=== DATA SHOWN ===
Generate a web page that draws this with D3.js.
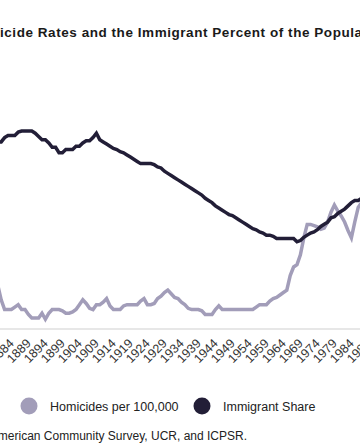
<html>
<head>
<meta charset="utf-8">
<style>
  body { margin: 0; background: #fff; }
  svg { display: block; font-family: "Liberation Sans", Arial, sans-serif; }
</style>
</head>
<body>
<svg width="360" height="447"></svg>

<script src="https://cdn.jsdelivr.net/npm/d3@7/dist/d3.min.js"></script>
<script>
// yearly values (only 1881-1988 is visible)
const years = [
  1881,1882,1883,1884,1885,1886,1887,1888,1889,1890,
  1891,1892,1893,1894,1895,1896,1897,1898,1899,1900,
  1901,1902,1903,1904,1905,1906,1907,1908,1909,1910,
  1911,1912,1913,1914,1915,1916,1917,1918,1919,1920,
  1921,1922,1923,1924,1925,1926,1927,1928,1929,1930,
  1931,1932,1933,1934,1935,1936,1937,1938,1939,1940,
  1941,1942,1943,1944,1945,1946,1947,1948,1949,1950,
  1951,1952,1953,1954,1955,1956,1957,1958,1959,1960,
  1961,1962,1963,1964,1965,1966,1967,1968,1969,1970,
  1971,1972,1973,1974,1975,1976,1977,1978,1979,1980,
  1981,1982,1983,1984,1985,1986,1987,1988
]
const homicides = [
  3.6,2.4,1.6,1.6,1.6,1.8,2.0,1.6,1.6,1.2,
  0.9,0.9,0.9,1.3,0.8,1.3,1.6,1.6,1.6,1.5,
  1.3,1.3,1.4,1.6,2.0,2.4,2.1,1.7,1.6,2.0,
  2.0,2.2,2.5,1.9,1.6,1.6,1.6,1.9,2.0,2.0,
  2.0,2.0,2.3,2.5,2.0,2.0,2.1,2.5,2.7,3.0,
  3.2,2.9,2.6,2.5,2.2,2.0,1.7,1.6,1.6,1.6,
  1.5,1.2,1.2,1.2,1.6,1.9,1.6,1.6,1.6,1.6,
  1.6,1.6,1.6,1.6,1.6,1.6,1.8,2.0,2.0,2.0,
  2.3,2.5,2.6,2.8,3.0,3.2,4.4,5.1,5.3,6.1,
  7.5,8.6,8.6,8.5,8.4,8.2,8.3,8.8,9.6,10.2,
  9.7,9.3,8.8,8.1,7.5,8.8,10.0,10.4
]
const immigrantShare = [
  13.9,13.9,14.3,14.5,14.5,14.5,14.8,14.9,14.9,14.9,
  14.9,14.7,14.4,14.1,14.1,13.8,13.4,13.4,12.9,12.9,
  13.2,13.2,13.2,13.5,13.5,13.8,14.0,14.0,14.3,14.7,
  14.1,13.9,13.7,13.5,13.3,13.2,13.0,12.9,12.7,12.5,
  12.3,12.1,11.9,11.9,11.9,11.9,11.8,11.6,11.5,11.2,
  11.0,10.8,10.6,10.4,10.2,10.0,9.8,9.6,9.4,9.2,
  9.0,8.7,8.5,8.3,8.0,7.8,7.6,7.4,7.2,7.1,
  6.9,6.7,6.5,6.3,6.1,5.9,5.8,5.6,5.5,5.3,
  5.3,5.2,5.0,5.0,5.0,5.0,5.0,5.0,4.7,4.8,
  5.1,5.3,5.5,5.6,5.8,6.1,6.3,6.5,6.9,7.0,
  7.3,7.5,7.7,8.0,8.3,8.5,8.5,8.7
]
const tickYears = [1884,1889,1894,1899,1904,1909,1914,1919,1924,1929,1934,1939,1944,1949,1954,1959,1964,1969,1974,1979,1984,1989,1994]
const seriesNames = ["Homicides per 100,000", "Immigrant Share"]
const seriesColors = ["#a29db9", "#221e37"]

const svg = d3.select("svg")
svg.append("rect").attr("width",360).attr("height",447).attr("fill","#fff")

// the chart is wider than the window, so the scale runs off both sides
const x = d3.scaleLinear().domain([1889, 1989]).range([25, 365])
const yHom = d3.scaleLinear().domain([0, 10]).range([329, 207.4])
const yImm = d3.scaleLinear().domain([0, 15]).range([292.6, 130])

//title
const title = svg.append("text").attr("y",37)
  .attr("font-size","13.5px").attr("font-weight","bold").attr("letter-spacing","0.55px").attr("fill","#1a1a1a")
  .text("Homicide Rates and the Immigrant Percent of the Population")
title.attr("x", -title.node().getSubStringLength(0,3))

//x axis
const axis = svg.append("g").attr("transform","translate(0,329)")
  .call(d3.axisBottom(x).tickValues(tickYears).tickFormat(d3.format("d")).tickSize(0).tickSizeOuter(0))
axis.select(".domain").remove()
axis.append("line").attr("x1",-10).attr("x2",400).attr("stroke","#cfcfcf").attr("stroke-width",1)
axis.selectAll(".tick text")
  .attr("x",0).attr("y",0).attr("dy","0.35em")
  .attr("transform","translate(3,12) rotate(-45)")
  .attr("text-anchor","end").attr("font-size","12.5px")
  .attr("font-family","Liberation Sans, Arial, sans-serif").attr("fill","#333")

//lines
const rows = years.map((yr,i) => ({year: yr, hom: homicides[i], imm: immigrantShare[i]}))

svg.append("path").datum(rows)
  .attr("fill","none").attr("stroke",seriesColors[0]).attr("stroke-width",3.5)
  .attr("d", d3.line().x(d => x(d.year)).y(d => yHom(d.hom)))

svg.append("path").datum(rows)
  .attr("fill","none").attr("stroke",seriesColors[1]).attr("stroke-width",3.5)
  .attr("d", d3.line().x(d => x(d.year)).y(d => yImm(d.imm)))

//legend
const legendX = [29, 202]
seriesNames.forEach(function(name,i) {
  svg.append("circle").attr("cx",legendX[i]).attr("cy",406).attr("r",8.5).attr("fill",seriesColors[i])
  svg.append("text").attr("x",legendX[i]+21).attr("y",410.5)
    .attr("font-size","12.5px").attr("fill","#222").text(name)
})

//source
svg.append("text").attr("x",247).attr("y",440).attr("text-anchor","end")
  .attr("font-size","12px").attr("fill","#222")
  .text("Source: U.S. Census, American Community Survey, UCR, and ICPSR.")
</script>
</body>
</html>
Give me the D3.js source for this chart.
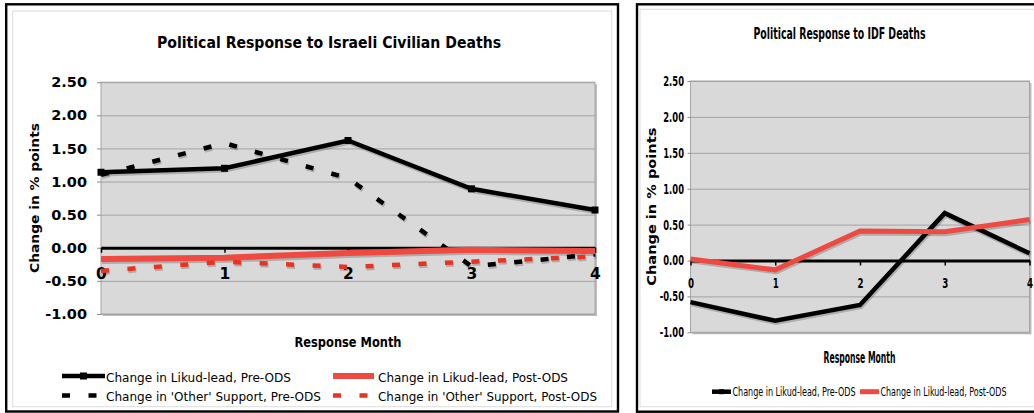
<!DOCTYPE html>
<html>
<head>
<meta charset="utf-8">
<script src="https://cdnjs.cloudflare.com/ajax/libs/d3/7.8.5/d3.min.js"></script>
<style>
body { margin: 0; background: #fff; }
svg text { font-family: "DejaVu Sans", Verdana, sans-serif; fill: #000; }
</style>
</head>
<body>
<svg id="charts" width="1034" height="413"></svg>
<script>
// DATA
var months = [0, 1, 2, 3, 4];
var month_labels = ['0', '1', '2', '3', '4'];
var y_ticks = [-1, -0.5, 0, 0.5, 1, 1.5, 2, 2.5];
var y_tick_labels = ['-1.00', '-0.50', '0.00', '0.50', '1.00', '1.50', '2.00', '2.50'];

// Response to Israeli civilian deaths
var civ_likud_pre = [1.14, 1.20, 1.62, 0.89, 0.57];
var civ_other_pre = [1.10, 1.58, 1.05, -0.28, -0.10];
var civ_likud_post = [-0.17, -0.15, -0.08, -0.03, -0.05];
var civ_other_post = [-0.35, -0.21, -0.29, -0.21, -0.13];

// Response to IDF deaths
var idf_likud_pre = [-0.58, -0.84, -0.62, 0.66, 0.10];
var idf_likud_post = [0.02, -0.13, 0.41, 0.40, 0.57];

var series_names = [
    "Change in Likud-lead, Pre-ODS",
    "Change in Likud-lead, Post-ODS",
    "Change in 'Other' Support, Pre-ODS",
    "Change in 'Other' Support, Post-ODS"
];
var titles = ['Political Response to Israeli Civilian Deaths', 'Political Response to IDF Deaths'];
var x_title = 'Response Month';
var y_title = 'Change in % points';

// STYLES
var styles = {
    likud_pre: { color: '#000', width: 4.5, dash: null, marker: 7 },
    likud_post: { color: '#ef4a42', width: 6, dash: null },
    other_pre: { color: '#000', width: 4.5, dash: '8,18.5' },
    other_post: { color: '#e9321f', width: 4.5, dash: '8,18.5' },
    idf_pre: { color: '#000', width: 4.5, dash: null },
    idf_post: { color: '#ef4a42', width: 5, dash: null }
};

// UTILS
var utils = {
    fit: function(sel, len) {
        // Force a text to a given width, the original fonts are narrower.
        sel.attr('textLength', len).attr('lengthAdjust', 'spacingAndGlyphs');
        return sel;
    },
    squeeze: function(sel, f) {
        sel.each(function() {
            var l = this.getComputedTextLength();
            d3.select(this).attr('textLength', l * f).attr('lengthAdjust', 'spacingAndGlyphs');
        });
    },
    label: function(g, txt, x, y, size, weight, len) {
        var t = g.append('text')
            .attr('x', x)
            .attr('y', y + 0.36 * size)
            .attr('text-anchor', 'middle')
            .attr('font-size', size)
            .attr('font-weight', weight)
            .text(txt);
        if ( len ) utils.fit(t, len);
        return t;
    }
};

// CHART
var chrt = {
    build_chart: function(c) {
        var svg = d3.select('svg#charts');
        var g = svg.append('g');

        // frames
        g.append('rect')
            .attr('x', c.frame[0]).attr('y', c.frame[1])
            .attr('width', c.frame[2]).attr('height', c.frame[3])
            .attr('fill', '#fff').attr('stroke', '#000').attr('stroke-width', 2.4);
        g.append('rect')
            .attr('x', c.inner[0]).attr('y', c.inner[1])
            .attr('width', c.inner[2]).attr('height', c.inner[3])
            .attr('fill', 'none').attr('stroke', '#dcdcdc').attr('stroke-width', 1);

        var x = d3.scaleLinear().domain([0, 4]).range([c.plot.left, c.plot.right]);
        var y = d3.scaleLinear().domain([-1, 2.5]).range([c.plot.bottom, c.plot.top]);
        var pw = c.plot.right - c.plot.left;
        var ph = c.plot.bottom - c.plot.top;

        // plot area
        g.append('rect')
            .attr('x', c.plot.left + 2).attr('y', c.plot.top + 2)
            .attr('width', pw).attr('height', ph)
            .attr('fill', '#bdbdbd');
        g.append('rect')
            .attr('x', c.plot.left).attr('y', c.plot.top)
            .attr('width', pw).attr('height', ph)
            .attr('fill', '#d9d9d9').attr('stroke', '#a5a5a5').attr('stroke-width', 1);

        // gridlines
        var grid = g.append('g')
            .attr('transform', 'translate(' + c.plot.left + ',0)')
            .call(d3.axisLeft(y).tickValues(y_ticks).tickSize(-pw).tickFormat(''));
        grid.select('.domain').remove();
        grid.selectAll('line').attr('stroke', '#a3a3a3');

        // y axis
        var ya = g.append('g')
            .attr('transform', 'translate(' + c.plot.left + ',0)')
            .call(d3.axisLeft(y).tickValues(y_ticks).tickSize(c.ytick[0]).tickPadding(c.ytick[1])
                .tickFormat(function(d, i) { return y_tick_labels[i]; }));
        ya.select('.domain').remove();
        ya.attr('font-family', null).attr('font-size', c.ytick[2]).attr('font-weight', 'bold');
        ya.selectAll('line').attr('stroke', '#8c8c8c');
        if ( c.ytick[3] ) utils.squeeze(ya.selectAll('text'), c.ytick[3]);

        // x axis sits on zero
        var xa = g.append('g')
            .attr('transform', 'translate(0,' + y(0) + ')')
            .call(d3.axisBottom(x).tickValues(months).tickSize(5).tickSizeOuter(0)
                .tickFormat(function(d, i) { return month_labels[i]; }));
        xa.attr('font-family', null).attr('font-size', c.xtick[1]).attr('font-weight', 'bold');
        xa.select('.domain').attr('stroke', '#000').attr('stroke-width', 3);
        xa.selectAll('line').attr('stroke', '#000').attr('stroke-width', 1.5);
        xa.selectAll('text').attr('y', c.xtick[0]).attr('dy', '0.36em');
        if ( c.xtick[2] ) utils.squeeze(xa.selectAll('text'), c.xtick[2]);

        // series
        c.series.forEach(function(s) {
            var line = d3.line()
                .x(function(d, i) { return x(months[i]); })
                .y(function(d) { return y(d); });
            g.append('path')
                .datum(s.values)
                .attr('transform', 'translate(1,2)')
                .attr('fill', 'none')
                .attr('stroke', 'rgba(0,0,0,0.2)')
                .attr('stroke-width', s.style.width)
                .attr('stroke-dasharray', s.style.dash)
                .attr('d', line);
            g.append('path')
                .datum(s.values)
                .attr('fill', 'none')
                .attr('stroke', s.style.color)
                .attr('stroke-width', s.style.width)
                .attr('stroke-dasharray', s.style.dash)
                .attr('d', line);
            if ( s.style.marker ) {
                var m = s.style.marker;
                g.selectAll(null)
                    .data(s.values)
                    .enter().append('rect')
                    .attr('x', function(d, i) { return x(months[i]) - m / 2; })
                    .attr('y', function(d) { return y(d) - m / 2; })
                    .attr('width', m).attr('height', m)
                    .attr('fill', s.style.color);
            }
        });

        // titles
        utils.label(g, c.title.text, c.title.x, c.title.y, c.title.size, 'bold', c.title.len);
        utils.label(g, x_title, c.xtitle.x, c.xtitle.y, c.xtitle.size, 'bold', c.xtitle.len);
        var yl = g.append('text')
            .attr('transform', 'translate(' + c.ytitle.x + ',' + c.ytitle.y + ') rotate(-90)')
            .attr('dy', '0.36em')
            .attr('text-anchor', 'middle')
            .attr('font-size', c.ytitle.size)
            .attr('font-weight', 'bold')
            .text(y_title);
        utils.fit(yl, c.ytitle.len);

        // legend
        c.legend.forEach(function(l) {
            var st = l.style;
            g.append('line')
                .attr('x1', l.x0).attr('x2', l.x1)
                .attr('y1', l.y).attr('y2', l.y)
                .attr('stroke', st.color)
                .attr('stroke-width', st.dash ? 4.5 : st.width)
                .attr('stroke-dasharray', st.dash);
            if ( l.marker ) {
                g.append('rect')
                    .attr('x', (l.x0 + l.x1) / 2 - l.marker / 2)
                    .attr('y', l.y - l.marker / 2)
                    .attr('width', l.marker).attr('height', l.marker)
                    .attr('fill', st.color);
            }
            var t = g.append('text')
                .attr('x', l.tx).attr('y', l.ty)
                .attr('font-size', l.size)
                .text(l.name);
            utils.fit(t, l.len);
        });
    },
    init: function() {
        chrt.build_chart({
            frame: [6.2, 4.3, 611.8, 407.2],
            inner: [12.7, 11, 599, 395.7],
            plot: { left: 101, right: 595, top: 82.2, bottom: 314 },
            title: { text: titles[0], x: 329, y: 42.7, size: 16, len: 344 },
            ytick: [4, 10, 14.5],
            xtick: [25.5, 15.5],
            ytitle: { x: 34, y: 198, size: 12.5, len: 150 },
            xtitle: { x: 348, y: 341.7, size: 14, len: 107 },
            series: [
                { values: civ_likud_pre, style: styles.likud_pre },
                { values: civ_other_pre, style: styles.other_pre },
                { values: civ_likud_post, style: styles.likud_post },
                { values: civ_other_post, style: styles.other_post }
            ],
            legend: [
                { name: series_names[0], style: styles.likud_pre, marker: 7, x0: 62, x1: 105, y: 376, tx: 106, ty: 381.5, size: 13, len: 185 },
                { name: series_names[2], style: styles.other_pre, x0: 62, x1: 97, y: 395.5, tx: 106, ty: 401, size: 13, len: 215 },
                { name: series_names[1], style: styles.likud_post, x0: 333, x1: 374, y: 376, tx: 378, ty: 381.5, size: 13, len: 190 },
                { name: series_names[3], style: styles.other_post, x0: 333, x1: 370, y: 395.5, tx: 378, ty: 401, size: 13, len: 219 }
            ]
        });
        chrt.build_chart({
            frame: [637, 4.3, 420, 407.4],
            inner: [640, 9.3, 420, 397.4],
            plot: { left: 690.5, right: 1029.5, top: 81, bottom: 332.3 },
            title: { text: titles[1], x: 839.5, y: 33.3, size: 16, len: 172 },
            ytick: [3, 3.5, 14, 0.6],
            xtick: [22.4, 14, 0.62],
            ytitle: { x: 651.7, y: 206.7, size: 13, len: 158 },
            xtitle: { x: 859.5, y: 357.3, size: 15, len: 72 },
            series: [
                { values: idf_likud_pre, style: styles.idf_pre },
                { values: idf_likud_post, style: styles.idf_post }
            ],
            legend: [
                { name: series_names[0], style: styles.idf_pre, marker: 5, x0: 712, x1: 731, y: 391.7, tx: 732.5, ty: 396, size: 12.5, len: 123 },
                { name: series_names[1], style: styles.idf_post, x0: 860, x1: 879, y: 391.7, tx: 880.5, ty: 396, size: 12.5, len: 126 }
            ]
        });
    }
};

chrt.init();
</script>
</body>
</html>
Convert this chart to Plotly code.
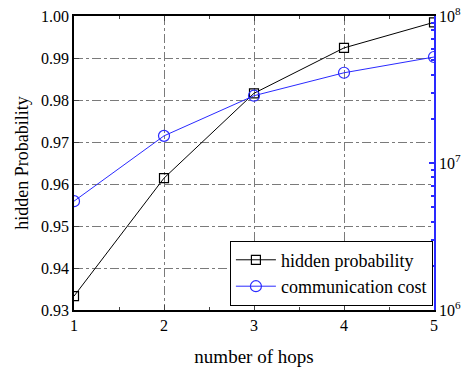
===
▶ TO BE DONE
Find every line above that contains the word "this", and return each one.

▶ WRITTEN REPLY
Generate a web page that draws this with D3.js.
Give me the D3.js source for this chart.
            var l = this.getComputedTextLength();
            d3.select(this).attr('textLength', l * f).attr('lengthAdjust', 'spacingAndGlyphs');
Convert this chart to Plotly code.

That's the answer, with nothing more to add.